Requirements = Among the entries below, find the line with "What matplotlib code", then quote it and each following line up to and including the line with "1-594/674, (795-183)/1070, (594-26)/674])", and nothing else.

Input for this task =

• • •

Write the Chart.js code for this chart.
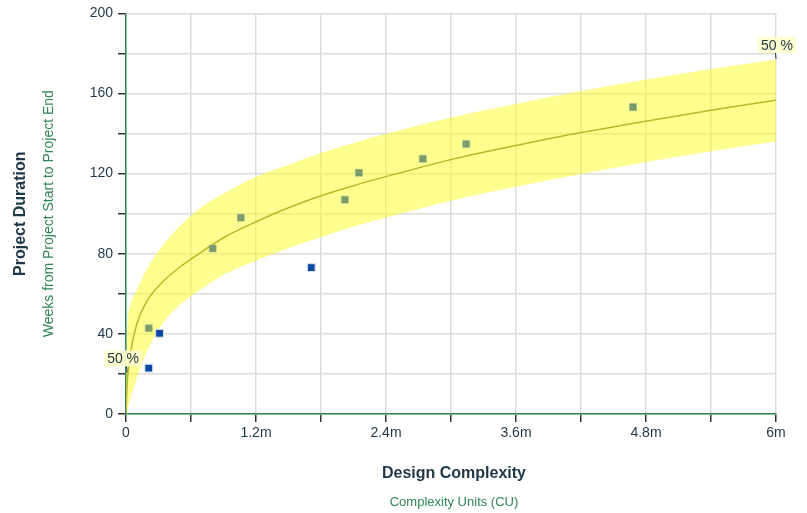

• • •

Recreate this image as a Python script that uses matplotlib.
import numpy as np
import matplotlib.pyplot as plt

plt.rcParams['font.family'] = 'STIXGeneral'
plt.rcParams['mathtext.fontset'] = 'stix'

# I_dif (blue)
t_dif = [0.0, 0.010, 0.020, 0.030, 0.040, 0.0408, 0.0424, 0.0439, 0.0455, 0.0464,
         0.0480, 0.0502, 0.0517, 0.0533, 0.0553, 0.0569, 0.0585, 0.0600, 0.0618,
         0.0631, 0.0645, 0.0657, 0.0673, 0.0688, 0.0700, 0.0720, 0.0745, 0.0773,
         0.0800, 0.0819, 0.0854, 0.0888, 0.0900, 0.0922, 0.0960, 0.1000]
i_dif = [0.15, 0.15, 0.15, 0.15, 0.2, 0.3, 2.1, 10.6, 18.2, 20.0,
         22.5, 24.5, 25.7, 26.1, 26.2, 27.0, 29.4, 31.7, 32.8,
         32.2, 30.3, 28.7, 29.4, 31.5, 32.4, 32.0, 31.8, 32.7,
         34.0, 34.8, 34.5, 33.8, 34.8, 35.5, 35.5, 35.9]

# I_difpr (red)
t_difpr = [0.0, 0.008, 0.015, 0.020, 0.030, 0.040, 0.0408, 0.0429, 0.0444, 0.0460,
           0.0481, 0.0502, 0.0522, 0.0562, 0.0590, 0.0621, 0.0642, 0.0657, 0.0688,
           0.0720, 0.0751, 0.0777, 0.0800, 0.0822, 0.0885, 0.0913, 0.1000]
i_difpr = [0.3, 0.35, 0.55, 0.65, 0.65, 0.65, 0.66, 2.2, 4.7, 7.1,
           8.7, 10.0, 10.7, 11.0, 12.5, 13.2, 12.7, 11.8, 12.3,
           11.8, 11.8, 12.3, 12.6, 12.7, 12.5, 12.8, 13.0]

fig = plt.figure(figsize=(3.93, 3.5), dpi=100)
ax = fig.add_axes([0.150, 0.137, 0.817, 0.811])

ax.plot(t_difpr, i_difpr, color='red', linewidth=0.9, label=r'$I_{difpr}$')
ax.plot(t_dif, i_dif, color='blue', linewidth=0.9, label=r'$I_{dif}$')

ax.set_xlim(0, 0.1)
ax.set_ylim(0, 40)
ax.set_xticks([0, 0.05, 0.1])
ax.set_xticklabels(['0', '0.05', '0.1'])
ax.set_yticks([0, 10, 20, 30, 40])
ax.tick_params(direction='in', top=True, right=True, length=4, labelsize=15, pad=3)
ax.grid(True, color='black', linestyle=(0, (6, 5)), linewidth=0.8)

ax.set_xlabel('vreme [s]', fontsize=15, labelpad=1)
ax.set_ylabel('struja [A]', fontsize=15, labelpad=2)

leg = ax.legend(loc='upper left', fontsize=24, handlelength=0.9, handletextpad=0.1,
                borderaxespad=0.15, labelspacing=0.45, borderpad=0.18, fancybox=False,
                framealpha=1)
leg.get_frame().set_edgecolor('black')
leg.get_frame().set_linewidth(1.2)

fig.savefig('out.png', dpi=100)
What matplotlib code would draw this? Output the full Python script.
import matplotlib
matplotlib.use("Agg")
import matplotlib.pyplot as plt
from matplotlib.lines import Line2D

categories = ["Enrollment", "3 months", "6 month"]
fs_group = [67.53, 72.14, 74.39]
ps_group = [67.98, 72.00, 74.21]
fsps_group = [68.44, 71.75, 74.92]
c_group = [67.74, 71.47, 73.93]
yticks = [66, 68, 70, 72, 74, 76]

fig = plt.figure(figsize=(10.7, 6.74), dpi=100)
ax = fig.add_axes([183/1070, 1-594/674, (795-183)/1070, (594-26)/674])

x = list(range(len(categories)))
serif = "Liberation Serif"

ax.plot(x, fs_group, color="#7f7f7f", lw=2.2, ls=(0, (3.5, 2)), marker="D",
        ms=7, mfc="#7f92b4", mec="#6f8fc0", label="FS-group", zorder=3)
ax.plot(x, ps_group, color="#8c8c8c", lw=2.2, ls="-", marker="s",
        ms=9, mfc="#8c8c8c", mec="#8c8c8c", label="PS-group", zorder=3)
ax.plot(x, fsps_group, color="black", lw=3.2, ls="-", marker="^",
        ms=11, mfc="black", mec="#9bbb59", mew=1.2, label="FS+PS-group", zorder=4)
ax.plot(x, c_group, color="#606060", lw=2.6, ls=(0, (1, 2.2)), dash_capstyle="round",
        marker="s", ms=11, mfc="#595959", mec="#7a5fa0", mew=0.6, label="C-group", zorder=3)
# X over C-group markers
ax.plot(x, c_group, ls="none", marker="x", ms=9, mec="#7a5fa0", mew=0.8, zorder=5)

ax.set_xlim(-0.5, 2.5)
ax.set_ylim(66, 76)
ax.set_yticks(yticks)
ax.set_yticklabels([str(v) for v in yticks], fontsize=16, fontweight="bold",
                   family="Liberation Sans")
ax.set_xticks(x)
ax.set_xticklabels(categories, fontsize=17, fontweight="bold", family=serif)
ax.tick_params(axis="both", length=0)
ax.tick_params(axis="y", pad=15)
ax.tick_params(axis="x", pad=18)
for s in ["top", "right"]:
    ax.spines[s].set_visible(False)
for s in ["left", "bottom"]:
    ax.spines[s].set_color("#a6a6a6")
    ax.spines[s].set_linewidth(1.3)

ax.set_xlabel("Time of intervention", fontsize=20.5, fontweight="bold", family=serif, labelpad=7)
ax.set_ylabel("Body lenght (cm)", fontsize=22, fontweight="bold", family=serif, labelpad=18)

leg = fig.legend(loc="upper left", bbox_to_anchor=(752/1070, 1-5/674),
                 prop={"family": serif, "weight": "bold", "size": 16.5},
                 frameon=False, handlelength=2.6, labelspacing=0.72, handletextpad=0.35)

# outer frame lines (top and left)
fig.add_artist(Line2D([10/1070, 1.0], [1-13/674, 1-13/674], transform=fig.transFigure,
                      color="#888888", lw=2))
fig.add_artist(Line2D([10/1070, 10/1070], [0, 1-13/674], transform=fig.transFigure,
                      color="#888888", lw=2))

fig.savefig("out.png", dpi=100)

• • •

Complete answer =
What matplotlib code would draw this? Output the full Python script.
import matplotlib
matplotlib.use("Agg")
import matplotlib.pyplot as plt
from matplotlib.lines import Line2D

categories = ["Enrollment", "3 months", "6 month"]
fs_group = [67.53, 72.14, 74.39]
ps_group = [67.98, 72.00, 74.21]
fsps_group = [68.44, 71.75, 74.92]
c_group = [67.74, 71.47, 73.93]
yticks = [66, 68, 70, 72, 74, 76]

fig = plt.figure(figsize=(10.7, 6.74), dpi=100)
ax = fig.add_axes([183/1070, 1-594/674, (795-183)/1070, (594-26)/674])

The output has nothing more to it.